THE ADMINISTRATION'S drive to restrain the budget will mean, among other things, slightly higher food prices next year. Ideologically, the budget cuts are an attempt to return to individuals the things that people do best individually. But farm and food policy provides another warning that in practice it isn't always quite that clear and simple.
Secretary of Agriculture John Block announced a few days ago that he intends to tell wheat farmers not to plant 15 percent of their acreage in the coming season. That's the standard mechanism for holding down wheat production. Holding down production next year might seem to you--if you didn't know anything about farm prices--a very odd thing to do. After all, the Soviets have apparently had another poor harvest that will force them once again to buy abroad on a very big scale. The Indian monsoon was abnormally short, damaging the crops and probably requiring India to import grain again.
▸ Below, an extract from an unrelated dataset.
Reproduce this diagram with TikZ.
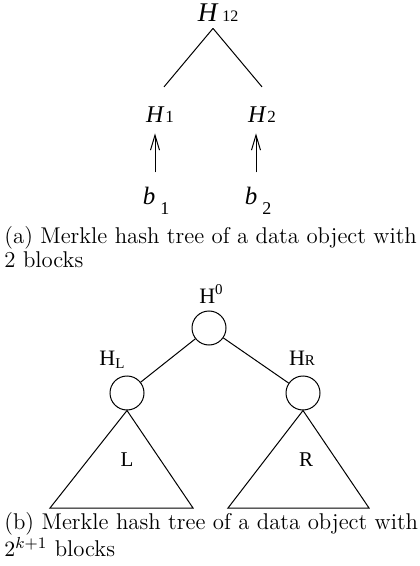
\documentclass[tikz,border=0pt]{standalone}
\usepackage{fontspec}
\newfontfamily\lab{Liberation Serif}
\usetikzlibrary{arrows.meta}
\begin{document}
\begin{tikzpicture}[x=0.5pt,y=-0.5pt,
  lbl/.style={inner sep=0pt,anchor=base},
  edge/.style={line width=0.5pt},
  uparrow/.style={edge,-{Straight Barb[length=7.5pt,width=4.5pt]},shorten <=7.5pt,shorten >=5pt},
  hashnode/.style={draw,circle,line width=0.5pt,minimum size=17pt,inner sep=0pt},
  caption/.style={inner sep=0pt,anchor=base west,align=left,font=\fontsize{11.4}{12}\selectfont}]
\useasboundingbox (0,0) rectangle (419,566);

% --- (a) two-block tree ---
\node[lbl] (h12) at (218,22) {\lab\fontsize{13.5}{15}\selectfont\itshape H\kern2.5pt\upshape\fontsize{8}{10}\selectfont 12};
\node[lbl] (h1) at (160,123) {\lab\fontsize{12}{14}\selectfont\itshape H\kern1pt\upshape\fontsize{8.5}{10}\selectfont 1};
\node[lbl] (h2) at (262,123) {\lab\fontsize{12}{14}\selectfont\itshape H\kern1pt\upshape\fontsize{8.5}{10}\selectfont 2};
\node[lbl] (b1) at (156,205) {\lab\fontsize{12.5}{14}\selectfont\itshape b\kern2.5pt\upshape\fontsize{9}{10}\selectfont\raisebox{-5pt}{1}};
\node[lbl] (b2) at (258,205) {\lab\fontsize{12.5}{14}\selectfont\itshape b\kern2.5pt\upshape\fontsize{9}{10}\selectfont\raisebox{-5pt}{2}};

\draw[edge] ([shift={(-5,6)}]h12.south) -- ([shift={(4,-20)}]h1.north);
\draw[edge] ([shift={(-5,6)}]h12.south) -- ([shift={(0,-20)}]h2.north);
\draw[uparrow] ([xshift=-0.5pt]b1.north) -- ([xshift=-0.5pt]b1.north |- h1.south);
\draw[uparrow] ([xshift=-1pt]b2.north) -- ([xshift=-1pt]b2.north |- h2.south);

% caption anchored at the baseline of its last line
\node[caption] (capa) at (4,268) {(a) Merkle hash tree of a data object with\\2 blocks};

% --- (b) general tree with subtrees L and R ---
\node[hashnode] (c0) at (209,328) {};
\node[hashnode] (cl) at (127,393) {};
\node[hashnode] (cr) at (303,393) {};
\node[lbl] (t0) at (211,303) {\lab\fontsize{11}{13}\selectfont H\raisebox{4.5pt}{\fontsize{7.5}{9}\selectfont 0}};
\node[lbl] (tl) at (112,365) {\lab\fontsize{11}{13}\selectfont H\raisebox{-1.5pt}{\fontsize{7.5}{9}\selectfont L}};
\node[lbl] (tr) at (302,365) {\lab\fontsize{11}{13}\selectfont H\fontsize{7.5}{9}\selectfont R};

\draw[edge] (c0) -- (cl);
\draw[edge] (c0) -- (cr);

\coordinate (lA) at (50,508);
\coordinate (lB) at (193,508);
\coordinate (rA) at (228,508);
\coordinate (rB) at (369,508);
\draw[edge,line join=miter] (cl.south) -- (lA) -- (lB) -- cycle;
\draw[edge,line join=miter] (cr.south) -- (rA) -- (rB) -- cycle;
\node[lbl] (tL) at (127,466) {\lab\fontsize{10.5}{12}\selectfont L};
\node[lbl] (tR) at (306,466) {\lab\fontsize{10.5}{12}\selectfont R};

\node[caption] (capb) at (4,556) {(b) Merkle hash tree of a data object with\\$2^{k+1}$ blocks};
\end{tikzpicture}
\end{document}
Altogether, it looks like a big year ahead for American grain exports.
But American wheat farmers are now bringing in a huge crop--a record by a substantial margin. The Agriculture Department fears that if this enormous harvest is followed by another large one next year, the price of wheat will fall heavily. And the Office of Management and Budget knows that if it falls below a certain level, called the target price, the government has to make income-support payments to farmers. In deference to its spending limits the OMB wishes to avoid making such payments, and that is why Mr. Block is--in the face of strong worldwide export demand--holding down the amount of land to be planted in wheat.
It has little to do with individualism and less to do with free markets. Mr. Block had to choose between government intervention that would raise costs to consumers and government intervention that would raise costs to the government.
In either case, the government would have acted to protect farmers' incomes. But Mr. Block's decision will mean prices a little higher at the grocery store a year or two from now than they otherwise might have been. It will mean federal spending a little lower than it would have been. And it will mean less wheat than the farmers could have produced. If he had decided the other way, it would have resulted in higher taxes, lower food prices, and a larger stock of grain reserves as a buffer against bad harvests here and abroad in the years ahead. Cutting the budget does not always save money for the American public--or result in more bread for the world.